### DATA LINES
::::::::

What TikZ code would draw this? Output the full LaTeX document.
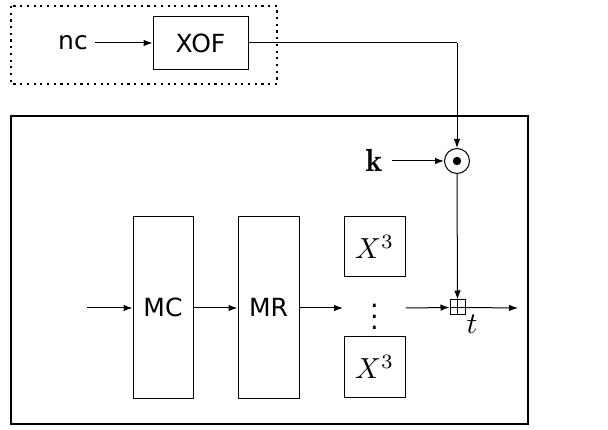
\documentclass[tikz,border=0pt]{standalone}
\usepackage{graphicx}
\usepackage{fontspec}
\setsansfont{DejaVu Sans}
\usetikzlibrary{arrows.meta}
\newcommand{\myscaledmath}[2]{\scalebox{#1}{\fontsize{10}{12}\selectfont$#2$}}
\begin{document}
\begin{tikzpicture}[x=1pt,y=-1pt,
  every node/.style={font=\fontsize{25}{30}\selectfont\sffamily},
  box/.style={draw,line width=1pt,inner sep=0pt},
  arr/.style={line width=1pt,-{Latex[length=9pt,width=6.5pt]}},
  ln/.style={line width=1pt}]
\useasboundingbox (0,0) rectangle (608,430);
% dotted box
\draw[line width=2.2pt,dash pattern=on 2.2pt off 4.5pt] (11,6) rectangle (277,84);
% main box
\draw[line width=2pt] (11,116) rectangle (528,424);
\node[box,minimum width=95pt,minimum height=53pt] (xof) at (200.5,43) {XOF};
\node (nc) at (73,43) {nc};
\draw[arr] (nc.east) ++(4,0) coordinate (ncs) (ncs) -- (xof.west);
\node[draw,circle,line width=1pt,minimum size=25pt,inner sep=0pt] (odot) at (457,161) {};
\fill (odot.center) circle (4.2pt);
\coordinate (corner) at (457,43);
\draw[ln] (xof.east) -- (corner);
\draw[arr] (corner) -- (odot.north);
\node (k) at (374,160) {\myscaledmath{3.2}{\mathbf{k}}};
\draw[arr] (392,161) coordinate (ks) -- (odot.west);
\node[box,minimum width=60pt,minimum height=181pt] (mc) at (163,307.5) {MC};
\node[box,minimum width=61pt,minimum height=181pt] (mr) at (268.5,307.5) {MR};
\node[box,minimum width=61pt,minimum height=60pt] (x1) at (374.5,247) {\myscaledmath{2.9}{X^3}};
\node[box,minimum width=61pt,minimum height=60pt] (x2) at (374.5,367) {\myscaledmath{2.9}{X^3}};
\node (dots) at (374.5,309) {\myscaledmath{2.7}{\vdots}};
\node[draw,line width=1pt,minimum size=15pt,inner sep=0pt] (bp) at (457.5,307.5) {};
\draw[line width=1pt] (bp.north) -- (bp.south) (bp.west) -- (bp.east);
\node (t) at (472,324) {\myscaledmath{3.0}{t}};
\coordinate (in) at (87,308);
\draw[arr] (in) -- (mc.west |- in);
\draw[arr] (mc.east |- in) -- (mr.west |- in);
\coordinate (mrout) at (343,308);
\draw[arr] (mr.east |- in) -- (mrout);
\coordinate (dout) at (406,308);
\draw[arr] (dout) -- (bp.west);
\coordinate (out) at (518,308);
\draw[arr] (bp.east) -- (out);
\draw[arr] (odot.south) -- (bp.north);
\end{tikzpicture}
\end{document}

::::::::

### GOAL OF THE EXERCISE
Transcribe the listing above verbatim. Omit the pictures.

### EXERCISE RESULT
What TikZ code would draw this? Output the full LaTeX document.
\documentclass[tikz,border=0pt]{standalone}
\usepackage{graphicx}
\usepackage{fontspec}
\setsansfont{DejaVu Sans}
\usetikzlibrary{arrows.meta}
\newcommand{\myscaledmath}[2]{\scalebox{#1}{\fontsize{10}{12}\selectfont$#2$}}
\begin{document}
\begin{tikzpicture}[x=1pt,y=-1pt,
  every node/.style={font=\fontsize{25}{30}\selectfont\sffamily},
  box/.style={draw,line width=1pt,inner sep=0pt},
  arr/.style={line width=1pt,-{Latex[length=9pt,width=6.5pt]}},
  ln/.style={line width=1pt}]
\useasboundingbox (0,0) rectangle (608,430);
% dotted box
\draw[line width=2.2pt,dash pattern=on 2.2pt off 4.5pt] (11,6) rectangle (277,84);
% main box
\draw[line width=2pt] (11,116) rectangle (528,424);
\node[box,minimum width=95pt,minimum height=53pt] (xof) at (200.5,43) {XOF};
\node (nc) at (73,43) {nc};
\draw[arr] (nc.east) ++(4,0) coordinate (ncs) (ncs) -- (xof.west);
\node[draw,circle,line width=1pt,minimum size=25pt,inner sep=0pt] (odot) at (457,161) {};
\fill (odot.center) circle (4.2pt);
\coordinate (corner) at (457,43);
\draw[ln] (xof.east) -- (corner);
\draw[arr] (corner) -- (odot.north);
\node (k) at (374,160) {\myscaledmath{3.2}{\mathbf{k}}};
\draw[arr] (392,161) coordinate (ks) -- (odot.west);
\node[box,minimum width=60pt,minimum height=181pt] (mc) at (163,307.5) {MC};
\node[box,minimum width=61pt,minimum height=181pt] (mr) at (268.5,307.5) {MR};
\node[box,minimum width=61pt,minimum height=60pt] (x1) at (374.5,247) {\myscaledmath{2.9}{X^3}};
\node[box,minimum width=61pt,minimum height=60pt] (x2) at (374.5,367) {\myscaledmath{2.9}{X^3}};
\node (dots) at (374.5,309) {\myscaledmath{2.7}{\vdots}};
\node[draw,line width=1pt,minimum size=15pt,inner sep=0pt] (bp) at (457.5,307.5) {};
\draw[line width=1pt] (bp.north) -- (bp.south) (bp.west) -- (bp.east);
\node (t) at (472,324) {\myscaledmath{3.0}{t}};
\coordinate (in) at (87,308);
\draw[arr] (in) -- (mc.west |- in);
\draw[arr] (mc.east |- in) -- (mr.west |- in);
\coordinate (mrout) at (343,308);
\draw[arr] (mr.east |- in) -- (mrout);
\coordinate (dout) at (406,308);
\draw[arr] (dout) -- (bp.west);
\coordinate (out) at (518,308);
\draw[arr] (bp.east) -- (out);
\draw[arr] (odot.south) -- (bp.north);
\end{tikzpicture}
\end{document}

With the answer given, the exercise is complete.